Bruno Zeni é curitibano e mora em São Paulo há quase trinta anos. Jornalista, mestre em Teoria Literária e doutorando em Letras, Bruno atua como escritor, professor de literatura e orientador de oficinas literárias. Conheci seu trabalho neste semestre quando ele me deu aula no Instituto Vera Cruz. A matéria era "Nos Arredores do Conto" do curso de pós-graduação de Formação de Escritores. Bruno é especialista em narrativas curtas e fã de microcontos.
"O Fluxo Silencioso das Máquinas" possui 43 microcontos. Suas histórias são fragmentos pinçados da rotina urbana. Algumas são tramas ficcionais e outras são reproduções de situações verídicas noticiadas pelos jornais paulistanos. Essa mistura de passagens reais e irreais dá um colorido interessante ao livro. O leitor acaba pensando que tudo o que lê é, de cerca maneira, um retrato verdadeiro da cidade (o que não deixa de ser). As pequenas narrativas estão distribuídas ao longo de 112 páginas. A maioria dos microcontos não ultrapassa uma página de extensão. Eles são apresentados normalmente em um ou dois parágrafos.
Nessa coletânea, temos o mendigo que dorme olhando para o topo dos arranha-céus, o balé diário das luzes dos carros nas ruas congestionadas, o ar poluído e pesado a sufocar os habitantes, o menino que se aventura pelas grades da avenida movimentada, o usuário do metrô que embarca na escuridão das estações em pleno dia ensolarado, a canalização dos rios que aprisionam as águas no subsolo, a violência gratuita da grande cidade, as relações amorosas vazias e complicadas, a sexualidade em tempos de Internet, a mecanização da vida moderna, etc.

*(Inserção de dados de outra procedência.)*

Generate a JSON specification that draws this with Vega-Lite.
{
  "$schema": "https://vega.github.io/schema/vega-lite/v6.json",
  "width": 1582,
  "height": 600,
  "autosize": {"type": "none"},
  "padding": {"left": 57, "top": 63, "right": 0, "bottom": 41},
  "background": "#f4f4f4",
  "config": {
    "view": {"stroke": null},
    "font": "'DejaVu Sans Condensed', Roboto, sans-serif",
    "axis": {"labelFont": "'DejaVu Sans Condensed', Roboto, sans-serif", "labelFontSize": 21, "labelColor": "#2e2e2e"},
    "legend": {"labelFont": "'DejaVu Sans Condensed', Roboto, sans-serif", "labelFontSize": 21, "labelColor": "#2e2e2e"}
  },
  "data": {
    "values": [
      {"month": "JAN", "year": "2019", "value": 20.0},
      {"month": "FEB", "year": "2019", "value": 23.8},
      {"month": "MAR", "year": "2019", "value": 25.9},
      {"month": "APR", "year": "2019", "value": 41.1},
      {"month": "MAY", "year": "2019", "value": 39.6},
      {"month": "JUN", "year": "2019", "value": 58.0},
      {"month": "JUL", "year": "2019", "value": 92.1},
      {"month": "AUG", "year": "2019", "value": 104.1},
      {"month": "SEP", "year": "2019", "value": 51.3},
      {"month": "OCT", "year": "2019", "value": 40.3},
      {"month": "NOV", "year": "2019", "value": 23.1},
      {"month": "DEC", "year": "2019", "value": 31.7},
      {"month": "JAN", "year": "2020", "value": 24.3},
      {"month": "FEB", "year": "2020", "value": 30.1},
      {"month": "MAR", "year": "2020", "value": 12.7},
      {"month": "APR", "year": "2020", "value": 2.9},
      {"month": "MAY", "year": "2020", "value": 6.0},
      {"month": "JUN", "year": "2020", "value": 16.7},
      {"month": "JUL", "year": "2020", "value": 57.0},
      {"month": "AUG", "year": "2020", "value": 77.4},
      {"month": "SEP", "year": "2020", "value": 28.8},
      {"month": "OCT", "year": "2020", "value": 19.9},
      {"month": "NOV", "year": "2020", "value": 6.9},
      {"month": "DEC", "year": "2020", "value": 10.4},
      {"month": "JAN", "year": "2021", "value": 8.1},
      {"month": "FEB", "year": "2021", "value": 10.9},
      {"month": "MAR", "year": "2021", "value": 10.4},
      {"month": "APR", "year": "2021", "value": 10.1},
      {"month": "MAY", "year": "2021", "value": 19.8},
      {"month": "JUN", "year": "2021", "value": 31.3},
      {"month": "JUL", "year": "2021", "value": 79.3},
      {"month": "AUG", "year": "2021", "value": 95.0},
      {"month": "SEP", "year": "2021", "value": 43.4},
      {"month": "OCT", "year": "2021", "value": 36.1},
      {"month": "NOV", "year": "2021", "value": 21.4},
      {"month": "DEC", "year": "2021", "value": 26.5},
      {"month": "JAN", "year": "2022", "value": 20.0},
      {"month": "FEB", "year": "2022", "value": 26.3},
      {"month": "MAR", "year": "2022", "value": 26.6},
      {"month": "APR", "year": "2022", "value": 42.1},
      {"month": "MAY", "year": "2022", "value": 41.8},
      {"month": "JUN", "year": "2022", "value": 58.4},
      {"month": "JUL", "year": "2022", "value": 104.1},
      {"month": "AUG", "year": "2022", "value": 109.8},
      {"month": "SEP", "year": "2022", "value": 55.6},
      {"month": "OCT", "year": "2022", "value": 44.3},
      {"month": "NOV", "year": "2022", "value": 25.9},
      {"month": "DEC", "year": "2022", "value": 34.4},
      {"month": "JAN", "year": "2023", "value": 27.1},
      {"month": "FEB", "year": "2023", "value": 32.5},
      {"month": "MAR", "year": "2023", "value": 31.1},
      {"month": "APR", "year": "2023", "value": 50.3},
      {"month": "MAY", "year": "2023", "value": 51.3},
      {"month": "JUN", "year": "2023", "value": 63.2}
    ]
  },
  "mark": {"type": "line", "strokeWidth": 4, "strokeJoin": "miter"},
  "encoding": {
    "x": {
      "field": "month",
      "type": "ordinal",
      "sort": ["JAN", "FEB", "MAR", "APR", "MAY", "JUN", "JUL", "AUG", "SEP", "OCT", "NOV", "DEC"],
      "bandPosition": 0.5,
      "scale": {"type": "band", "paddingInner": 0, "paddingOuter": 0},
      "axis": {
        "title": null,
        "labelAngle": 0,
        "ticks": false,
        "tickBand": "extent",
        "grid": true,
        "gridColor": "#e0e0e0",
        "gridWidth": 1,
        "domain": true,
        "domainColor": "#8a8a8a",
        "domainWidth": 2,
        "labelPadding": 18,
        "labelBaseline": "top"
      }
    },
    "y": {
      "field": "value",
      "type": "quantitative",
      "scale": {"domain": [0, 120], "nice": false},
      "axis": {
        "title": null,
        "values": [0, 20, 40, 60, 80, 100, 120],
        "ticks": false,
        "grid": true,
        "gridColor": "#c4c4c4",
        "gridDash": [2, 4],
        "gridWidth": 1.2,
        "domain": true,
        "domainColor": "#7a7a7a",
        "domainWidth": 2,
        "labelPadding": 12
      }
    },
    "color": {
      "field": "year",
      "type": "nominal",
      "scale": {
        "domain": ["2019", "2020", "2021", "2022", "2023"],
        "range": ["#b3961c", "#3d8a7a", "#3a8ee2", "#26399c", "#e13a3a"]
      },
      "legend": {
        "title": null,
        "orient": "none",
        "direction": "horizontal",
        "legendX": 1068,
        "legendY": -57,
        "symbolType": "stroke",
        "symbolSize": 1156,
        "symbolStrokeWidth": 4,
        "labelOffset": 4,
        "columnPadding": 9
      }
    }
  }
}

Como é típico desse gênero narrativo, tudo é apresentado de maneira extremamente rápida e objetiva em "O Fluxo Silencioso das Máquinas". O livro acompanha de alguma forma o ritmo frenético da cidade retratada (li a obra inteira em pouco mais de uma hora). Não espere, portanto, encontrar sentido ou grandes significados em cada uma das tramas individualmente. O efeito maior está sem dúvida nenhuma no todo, ou seja, na junção das várias pequenas histórias. É na leitura completa dos contos que o leitor consegue captar o sentido estético e de conteúdo proposto por Bruno Zeni. É no efeito geral e não no particular de cada história que o leitor precisa se ater.
Se as narrativas individuais parecem singelas, banais e sem brilho (como um dia na rotina da metrópole), a união desses vários fragmentos tão diversos forma um quadro interessante de São Paulo. Mesmo assim, é inegável o tom meio pueril das histórias. Vale lembrar que quando "O Fluxo Silencioso das Máquinas" foi escrito, por volta do ano de 2000, Bruno Zeni era ainda um jovem recém-chegado à São Paulo, que iniciava seus estudos na faculdade. Portanto, ele estava longe de ser um escritor experiente. Naquela época, ele ainda trilhava os primeiros passos que o transformaria em um dos principais teóricos da literatura de nosso país. Por isso, é preciso fazer a leitura com essa ressalva. Para quem deseja conhecer a face mais madura de Bruno Zeni como escritor, aí, então, a indicação de leitura é o romance “Corpo a Corpo com o Concreto". Esse sim é um trabalho mais maduro e profundo do ponto de vista narrativo e literário.
Como não estou habituado aos microcontos, gostei da experiência de ler uma obra com esse formato. Apesar de achar "O Fluxo Silencioso das Máquinas" um livro fraquinho em conteúdo (a partir do conhecimento literário que sei que seu autor possui atualmente), admito ter apreciado a estética inovadora que a obra se propõe. Trata-se de uma leitura para quem pretende ver formas diferentes de se apresentar as narrativas curtas. Neste sentido, a leitura valeu a pena.